Sequential Production of Levan and Xanthan Gum via Integrated Fermentation for Enhanced Carbon Utilization

¹ Bioprocess Intensification Laboratory, Center for Bioenergy, School of Chemical & Biotechnology, SASTRA Deemed University, Thirumalaisamudram, Thanjavur, India
² Biorefinery and Process Automation Engineering Center, Department of Chemical and Process Engineering, The Sirindhorn International Thai-German Graduate School of Engineering, King Mongkut’s University of Technology North Bangkok, 10800 Bangkok, Thailand

^* Corresponding author: vponnu@chem.sastra.edu

Abstract

Microbial exopolysaccharides (EPS) have gained significant attention in recent years due to their diverse applications in food and healthcare sectors.

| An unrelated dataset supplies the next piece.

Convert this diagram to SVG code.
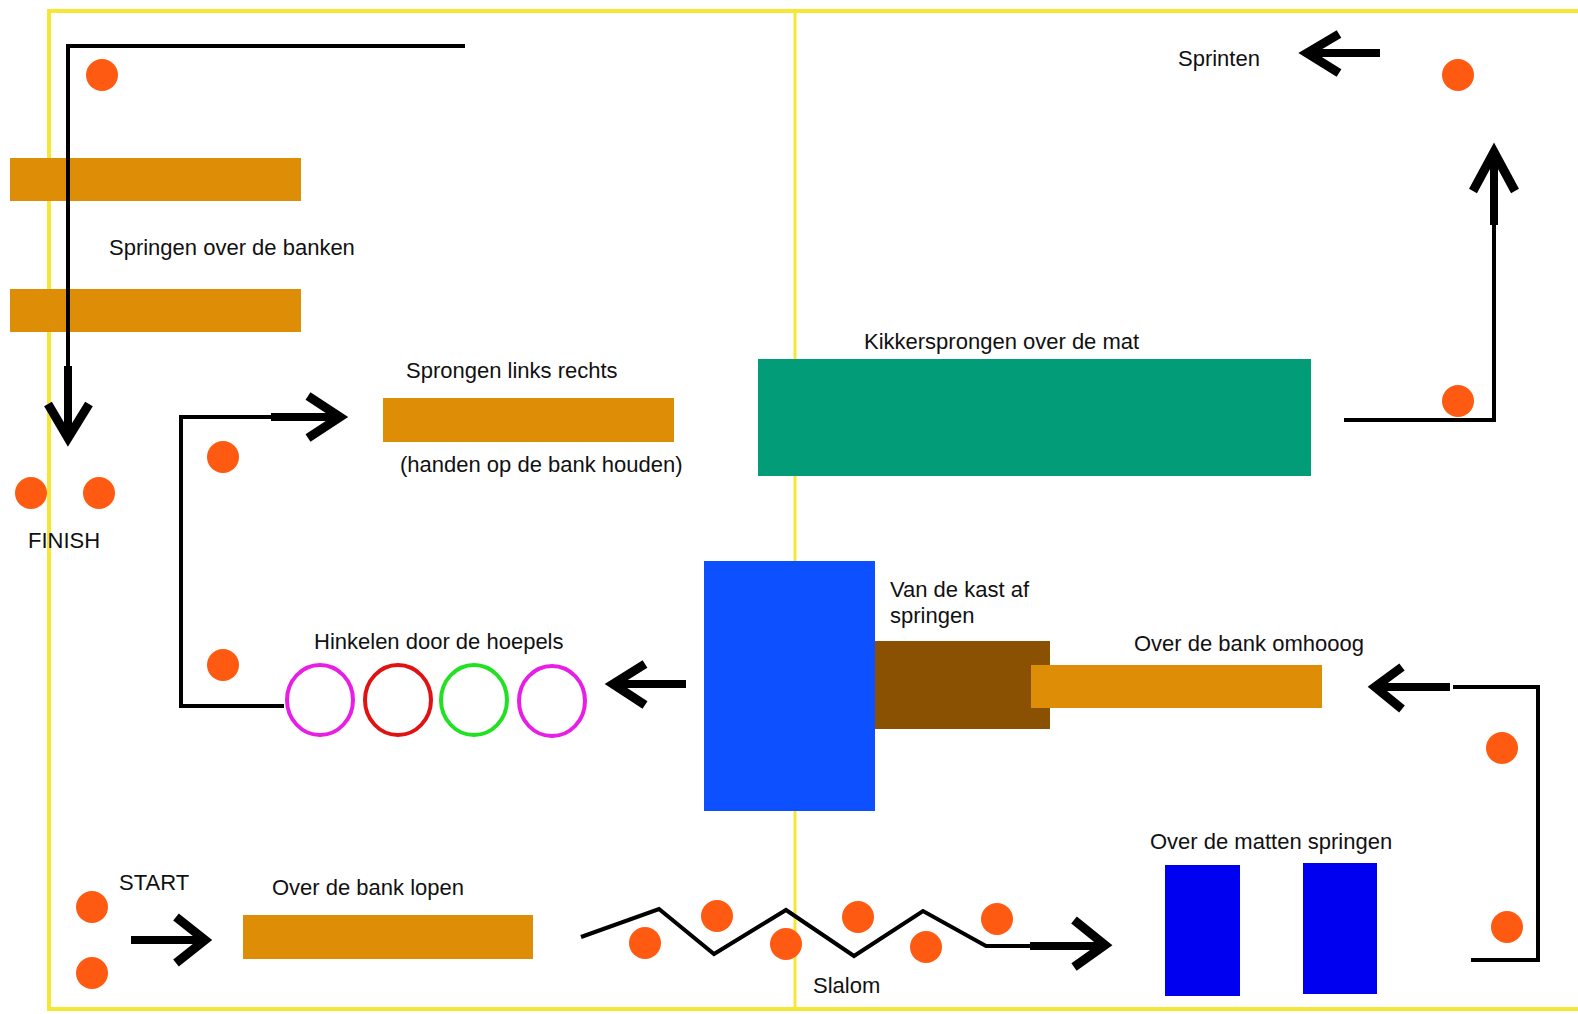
<svg xmlns="http://www.w3.org/2000/svg" width="1578" height="1014" viewBox="0 0 1578 1014">
<style>
text{font-family:"Liberation Sans",Arial,sans-serif;font-size:22px;fill:#111}
.bench{fill:#DD8E06}
.dot{fill:#FF5A12}
.thin{fill:none;stroke:#000;stroke-width:4;stroke-linejoin:miter}
.thick{fill:none;stroke:#000;stroke-width:8}
.head{fill:none;stroke:#000;stroke-width:9;stroke-linejoin:miter;stroke-miterlimit:10}
.hoop{fill:none;stroke-width:4}
.border{fill:none;stroke:#F5E734;stroke-width:4}
</style>
<rect width="1578" height="1014" fill="#fff"/>
<g id="field">
<path class="border" d="M1578,11 H49 V1009 H1578"/>
<line x1="795" y1="11" x2="795" y2="1009" stroke="#F5E734" stroke-width="3"/>
</g>
<g id="banken">
<rect class="bench" x="10" y="158" width="291" height="43"/>
<rect class="bench" x="10" y="289" width="291" height="43"/>
<text x="109" y="255">Springen over de banken</text>
</g>
<g id="finish">
<circle class="dot" cx="31" cy="493" r="16"/>
<circle class="dot" cx="99" cy="493" r="16"/>
<text x="28" y="548">FINISH</text>
</g>
<g id="sprongen">
<rect class="bench" x="383" y="398" width="291" height="44"/>
<text x="406" y="378">Sprongen links rechts</text>
<text x="400" y="472">(handen op de bank houden)</text>
</g>
<g id="kikker">
<rect x="758" y="359" width="553" height="117" fill="#039C78"/>
<text x="864" y="349">Kikkersprongen over de mat</text>
</g>
<g id="sprinten">
<text x="1178" y="66">Sprinten</text>
</g>
<g id="kast">
<rect x="704" y="561" width="171" height="250" fill="#0D50FF"/>
<rect x="875" y="641" width="175" height="88" fill="#8A5102"/>
<text x="890" y="597">Van de kast af</text>
<text x="890" y="623">springen</text>
</g>
<g id="omhoog">
<rect class="bench" x="1031" y="665" width="291" height="43"/>
<text x="1134" y="651">Over de bank omhooog</text>
</g>
<g id="hoepels">
<ellipse class="hoop" cx="320" cy="700" rx="33" ry="35" stroke="#E91EE6"/>
<ellipse class="hoop" cx="398" cy="700" rx="33" ry="35" stroke="#E01212"/>
<ellipse class="hoop" cx="474" cy="700" rx="33" ry="35" stroke="#22E022"/>
<ellipse class="hoop" cx="552" cy="701" rx="33" ry="35" stroke="#E91EE6"/>
<text x="314" y="649">Hinkelen door de hoepels</text>
</g>
<g id="start">
<circle class="dot" cx="92" cy="907" r="16"/>
<circle class="dot" cx="92" cy="973" r="16"/>
<text x="119" y="890">START</text>
</g>
<g id="lopen">
<rect class="bench" x="243" y="915" width="290" height="44"/>
<text x="272" y="895">Over de bank lopen</text>
</g>
<g id="slalom">
<circle class="dot" cx="645" cy="943" r="16"/>
<circle class="dot" cx="717" cy="916" r="16"/>
<circle class="dot" cx="786" cy="944" r="16"/>
<circle class="dot" cx="858" cy="917" r="16"/>
<circle class="dot" cx="926" cy="947" r="16"/>
<circle class="dot" cx="997" cy="919" r="16"/>
<text x="813" y="993">Slalom</text>
</g>
<g id="matten">
<rect x="1165" y="865" width="75" height="131" fill="#0000F0"/>
<rect x="1303" y="863" width="74" height="131" fill="#0000F0"/>
<text x="1150" y="849">Over de matten springen</text>
</g>
<g id="pionnen">
<circle class="dot" cx="102" cy="75" r="16"/>
<circle class="dot" cx="223" cy="457" r="16"/>
<circle class="dot" cx="223" cy="665" r="16"/>
<circle class="dot" cx="1458" cy="75" r="16"/>
<circle class="dot" cx="1458" cy="401" r="16"/>
<circle class="dot" cx="1502" cy="748" r="16"/>
<circle class="dot" cx="1507" cy="927" r="16"/>
</g>
<g id="connectors">
<path class="thin" d="M465,46 H68 V367"/>
<path class="thick" d="M68,366 V436"/>
<path class="head" d="M48,404 L68,438 L89,404"/>
<path class="thin" d="M284,706 H181 V417 H272"/>
<path class="thick" d="M271,417 H338"/>
<path class="head" d="M308,396 L340,417 L308,438"/>
<path class="thick" d="M1380,53 H1310"/>
<path class="head" d="M1339,34 L1307,53 L1339,73"/>
<path class="thin" d="M1344,420 H1494 V224"/>
<path class="thick" d="M1494,225 V154"/>
<path class="head" d="M1473,191 L1494,152 L1515,191"/>
<path class="thin" d="M1453,687 H1538 V960 H1471"/>
<path class="thick" d="M1450,687 H1378"/>
<path class="head" d="M1402,667 L1375,687 L1402,709"/>
<path class="thick" d="M686,684 H615"/>
<path class="head" d="M645,664 L613,684 L645,705"/>
<path class="thick" d="M131,940 H200"/>
<path class="head" d="M176,917 L205,940 L176,963"/>
<path class="thin" d="M581,937 L659,909 L714,954 L786,910 L854,956 L923,911 L986,946 H1030"/>
<path class="thick" d="M1030,946 H1100"/>
<path class="head" d="M1074,920 L1105,945 L1074,967"/>
</g>
</svg>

These polymers can exist as either homoor heteropolysaccharides depending on their monomeric sugar composition. Among these, levan, a fructose-based homopolymer, holds considerable potential in pharmaceutical and food applications. Its biosynthesis by Bacillus species using sucrose as the sole carbon source has been extensively studied. Similarly, xanthan gum, a heteropolysaccharide produced by Xanthomonas campestris, consists of a β-(1→4)-D-glucose backbone with trisaccharide side chains comprising mannose and glucuronic acid. Xanthan is widely utilized in the food industry as a stabilizer and rheology modifier. Bacillus spp. produces levan using a two-step enzymatic process. In the initial step, sucrose is hydrolysed into glucose and fructose. In the second step levan is formed by the polymerization of fructose units. This process leaves a glucose-rich spent medium, which is typically underutilized. The present study proposes a sequential fermentation strategy to valorize the residual glucose and improve overall carbon efficiency. In the first stage, fermentation of 100 g/L of pure sucrose was conducted using B. subtilis MTCC 441. Levan was precipitated from the culture broth using isopropyl alcohol (IPA), resulting in a yield of 0.39 g levan/g sucrose. Post-precipitation, the IPA was recovered and the clarified supernatant was concentrated and subjected to sugar profiling via HPLC. The analysis revealed 92.16 g/L of glucose and 10.43 g/L of residual sucrose, indicating significant glucose availability for further processing. To utilize, this residual glucose, the recovered broth was diluted and supplemented with essential micronutrients to formulate a medium containing 20 g/L of glucose for xanthan production. The second-stage fermentation was carried out using X. campestris NCIM 2956, which yielded 2.17 g/L of xanthan gum. The structural integrity and identity of the produced EPSs—levan and xanthan—were confirmed using NMR and FT-IR spectroscopy. This study presents a cost-effective and sustainable bioprocessing strategy that integrates levan and xanthan production via sequential fermentation, thereby enhancing carbon conversion efficiency and reducing downstream waste.